President Bush announced Wednesday that Defense Secretary Donald Rumsfeld is leaving the administration. VOA Pentagon Correspondent Al Pessin reports on the man and his career.

Wednesday started like any other day at the Pentagon. Officials say Secretary Rumsfeld was in early. They report he had a regularly scheduled video teleconference with his top commander in Baghdad and other senior generals.

He did not tell them of the dramatic announcement President Bush would make just a few hours later.

"Now after a series of thoughtful conversations, Secretary Rumsfeld and I agreed that the timing is right for new leadership at the Pentagon," said President Bush.

The president said Rumsfeld will serve until his replacement, former CIA director Robert Gates, is confirmed by the Senate.

The president implied that will not be until next year, saying Rusmfeld will become the longest-serving defense secretary in U.S. history. According to the Pentagon, that will happen on December 29, when he passes the record set by Robert McNamara, who served Presidents Kennedy and Johnson in the 1960s.

Rumsfeld has served nearly six years under President Bush, and he served as defense secretary in the 1970s under President Ford. He was then the youngest person ever to have the job. Now, at age 74, he is the oldest.

Rumsfeld's main initiative in his second tenure was defense transformation, an effort to reorganize the U.S. military to be more effective at fighting modern wars. But the September 11 terrorist attacks in 2001, and the invasions of Afghanistan and Iraq, overshadowed that effort. Rumsfeld was popular in the immediate aftermath of September 11, and through the successful overthrow of the Taliban in Afghanistan.

President Bush recalled those days on Wednesday.

"Few will forget the image of Don Rumsfeld as he helped rescue workers carry the victims from the rubble of the Pentagon on September the 11th, 2001," he said.

The president credited Rumsfeld with directing the creation of what he called 'one of the most innovative campaigns in the history of modern warfare' to oust the Taliban.

But after the invasion of Iraq in 2003, Rumsfeld was sharply criticized by politicians, analysts and even former military officers. He was accused of not sending enough troops to secure Iraq early in the war, and of not anticipating or effectively fighting the insurgency when it emerged. He was blamed for the rising tide of U.S. and Iraqi casualties.

Rumsfeld said he relied on his generals for advice on military tactics, and that violence continues in Iraq because the insurgents adapt to whatever efforts the coalition makes.

On Wednesday, he said he felt this was a good time for what he called 'fresh' leadership at the Pentagon. He also implied that he wanted to avoid even more criticism in the remaining two years of the president's term. He said there will be a 'different environment' and 'a lot of partisanship' with the new congress at least partially controlled by the Democratic Party and the run-up to the 2008 presidential election.

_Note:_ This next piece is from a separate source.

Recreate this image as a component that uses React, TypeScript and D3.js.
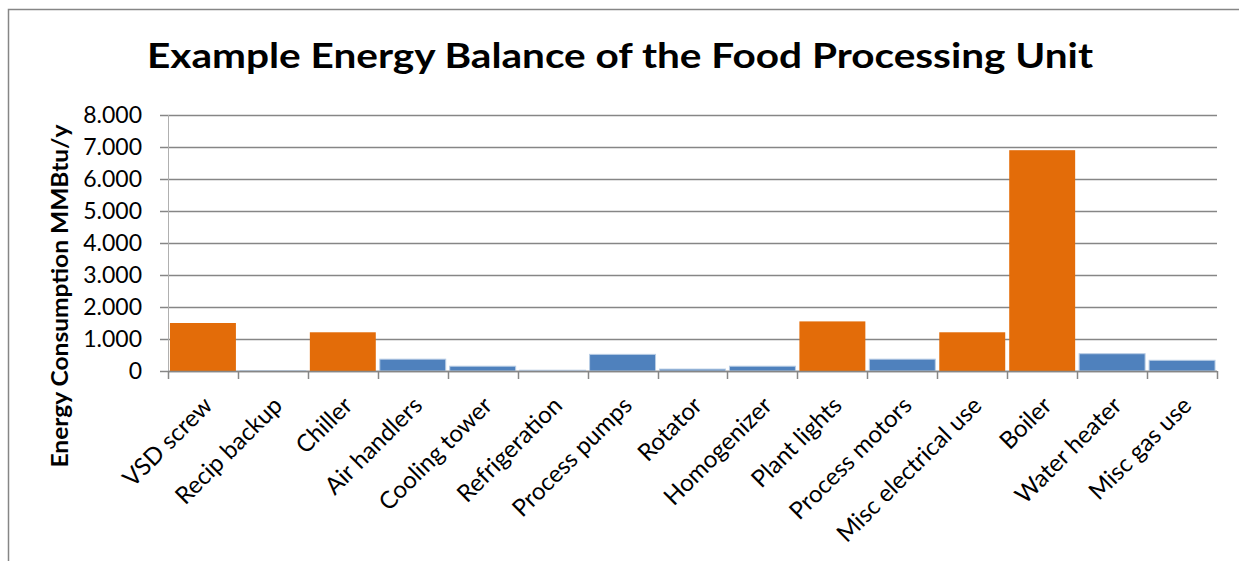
import React, { useEffect, useRef } from "react"
import * as d3 from "d3"

// categories and values (MMBtu/y)
const categories = [
  "VSD screw",
  "Recip backup",
  "Chiller",
  "Air handlers",
  "Cooling tower",
  "Refrigeration",
  "Process pumps",
  "Rotator",
  "Homogenizer",
  "Plant lights",
  "Process motors",
  "Misc electrical use",
  "Boiler",
  "Water heater",
  "Misc gas use",
]
const values = [1500, 5, 1210, 370, 150, 25, 520, 60, 150, 1550, 370, 1210, 6900, 540, 335]
const orangeCategories = ["VSD screw", "Chiller", "Plant lights", "Misc electrical use", "Boiler"]
const yTicks = [0, 1000, 2000, 3000, 4000, 5000, 6000, 7000, 8000]

const title = "Example Energy Balance of the Food Processing Unit"
const yTitle = "Energy Consumption MMBtu/y"

const WIDTH = 1239
const HEIGHT = 561
const FONT = "Lato, 'Open Sans', sans-serif"
const GRID = "#868686"

const drawChart = (wrapper) => {
  d3.select(wrapper).selectAll("*").remove()

  const svg = d3
    .select(wrapper)
    .append("svg")
    .attr("width", WIDTH)
    .attr("height", HEIGHT)
    .style("position", "absolute")
    .style("left", 0)
    .style("top", 0)
    .style("background", "#fff")

  // chart frame (only left and top edges are in view)
  svg
    .append("path")
    .attr("d", `M8.5,${HEIGHT} V9.5 H${WIDTH}`)
    .attr("fill", "none")
    .attr("stroke", GRID)
    .attr("stroke-width", 1.5)

  const left = 168
  const right = 1217
  const top = 115
  const bottom = 371

  const x = d3.scaleBand().domain(categories).range([left, right]).paddingInner(0.057).paddingOuter(0.028)
  const y = d3.scaleLinear().domain([0, 8000]).range([bottom, top])

  const fmt = d3.formatLocale({ decimal: ",", thousands: ".", grouping: [3], currency: ["", ""] }).format(",.0f")

  // gridlines
  svg
    .append("g")
    .selectAll("line")
    .data(yTicks)
    .enter()
    .append("line")
    .attr("x1", left - 8)
    .attr("x2", right)
    .attr("y1", d => Math.round(y(d)) + 0.5)
    .attr("y2", d => Math.round(y(d)) + 0.5)
    .attr("stroke", GRID)
    .attr("stroke-width", 1.5)

  // vertical axis line
  svg
    .append("line")
    .attr("x1", left + 0.5)
    .attr("x2", left + 0.5)
    .attr("y1", top)
    .attr("y2", bottom)
    .attr("stroke", "#b0b0b0")
    .attr("stroke-width", 1)

  // y tick labels
  svg
    .append("g")
    .selectAll("text")
    .data(yTicks)
    .enter()
    .append("text")
    .attr("x", 142)
    .attr("y", d => y(d))
    .attr("dy", "0.35em")
    .attr("text-anchor", "end")
    .style("font-family", FONT)
    .style("font-size", "23px")
    .text(d => fmt(d))

  // bars
  svg
    .append("g")
    .selectAll("rect")
    .data(categories)
    .enter()
    .append("rect")
    .attr("x", d => x(d))
    .attr("width", x.bandwidth())
    .attr("y", (d, i) => y(values[i]))
    .attr("height", (d, i) => bottom - y(values[i]))
    .attr("fill", d => (orangeCategories.includes(d) ? "#E36C09" : "#4F81BD"))
    .attr("stroke", d => (orangeCategories.includes(d) ? "none" : "#b9cde5"))
    .attr("stroke-width", 1)

  // category axis baseline + ticks between categories
  svg
    .append("line")
    .attr("x1", left)
    .attr("x2", right)
    .attr("y1", bottom + 0.5)
    .attr("y2", bottom + 0.5)
    .attr("stroke", GRID)
    .attr("stroke-width", 1.5)

  const boundaries = d3.range(categories.length + 1).map(i => left + i * ((right - left) / categories.length))
  svg
    .append("g")
    .selectAll("line")
    .data(boundaries)
    .enter()
    .append("line")
    .attr("x1", d => Math.round(d) + 0.5)
    .attr("x2", d => Math.round(d) + 0.5)
    .attr("y1", bottom)
    .attr("y2", bottom + 8)
    .attr("stroke", GRID)
    .attr("stroke-width", 1.5)

  // rotated category labels
  svg
    .append("g")
    .selectAll("text")
    .data(categories)
    .enter()
    .append("text")
    .attr("transform", d => `translate(${x(d) + x.bandwidth() / 2 + 11},${bottom + 36}) rotate(-45)`)
    .attr("text-anchor", "end")
    .style("font-family", FONT)
    .style("font-size", "24px")
    .text(d => d)

  // title
  svg
    .append("text")
    .attr("x", 620)
    .attr("y", 68)
    .attr("text-anchor", "middle")
    .style("font-family", FONT)
    .style("font-weight", "bold")
    .style("font-size", "34px")
    .attr("textLength", 946)
    .attr("lengthAdjust", "spacingAndGlyphs")
    .text(title)

  // y axis title
  svg
    .append("text")
    .attr("transform", "translate(68,296) rotate(-90)")
    .attr("text-anchor", "middle")
    .style("font-family", FONT)
    .style("font-weight", "bold")
    .style("font-size", "23px")
    .attr("textLength", 343)
    .attr("lengthAdjust", "spacingAndGlyphs")
    .text(yTitle)
}

export default function App() {
  const chart = useRef(null)
  useEffect(() => {
    drawChart(chart.current)
  }, [])

  return <div ref={chart}></div>
}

At a White House ceremony, Rumsfeld spoke of a 'little understood' and 'unfamiliar' war. He was apparently referring to the broader war on terrorism.

"It is not well known," said Donald Rumsfeld. "It was not well understood. It is complex for people to comprehend."

Rumsfeld's supporters describe him as a hard-working patriot, and cite his long hours and commitment to fight terrorism and to supporting U.S. troops.

But many Democrats and some Republicans had long called for Rumsfeld's resignation or ouster. In addition to problems in Iraq, he was blamed for a variety of controversies during his tenure, including allegations of torture and other mistreatment of detainees at Guantanamo Bay and other detention centers, most notably the prisoner abuse at Abu Ghraib in Baghdad in 2004. Rumsfeld said he offered to resign at that time, but President Bush told him to stay on.

On Wednesday, Rumsfeld joked about the criticism with a paraphrase of Winston Churchill.

"I have benefited greatly from criticism, and at no time have I suffered a lack thereof," he said.

Rumsfeld also has a reputation as sometimes abrasive and impatient, often giving terse answers to questions from members of congress or reporters. He gave this answer at a news conference last month.

"I don't know. I don't know. No," he said.

Secretary Rumsfeld spoke frequently about his commitment to fighting terrorism and his respect for U.S. troops. He showed a bit of emotion speaking of the troops at Wednesday's White House ceremony.

"Their patriotism, their professionalism, their dedication is truly an inspiration," noted Donald Rumsfeld. "They have my respect. They will remain in my prayers always. Thank you."

During his government career, Donald Rumsfeld also chaired two presidential commissions, and as a young man in the 1960s he was elected a member of congress four times. In between his two stints as defense secretary, he held top jobs at two large corporations, where he earned a reputation as a tough manger who got things done and made a profit.

Officials could not say what Rumsfeld might do after he leaves office.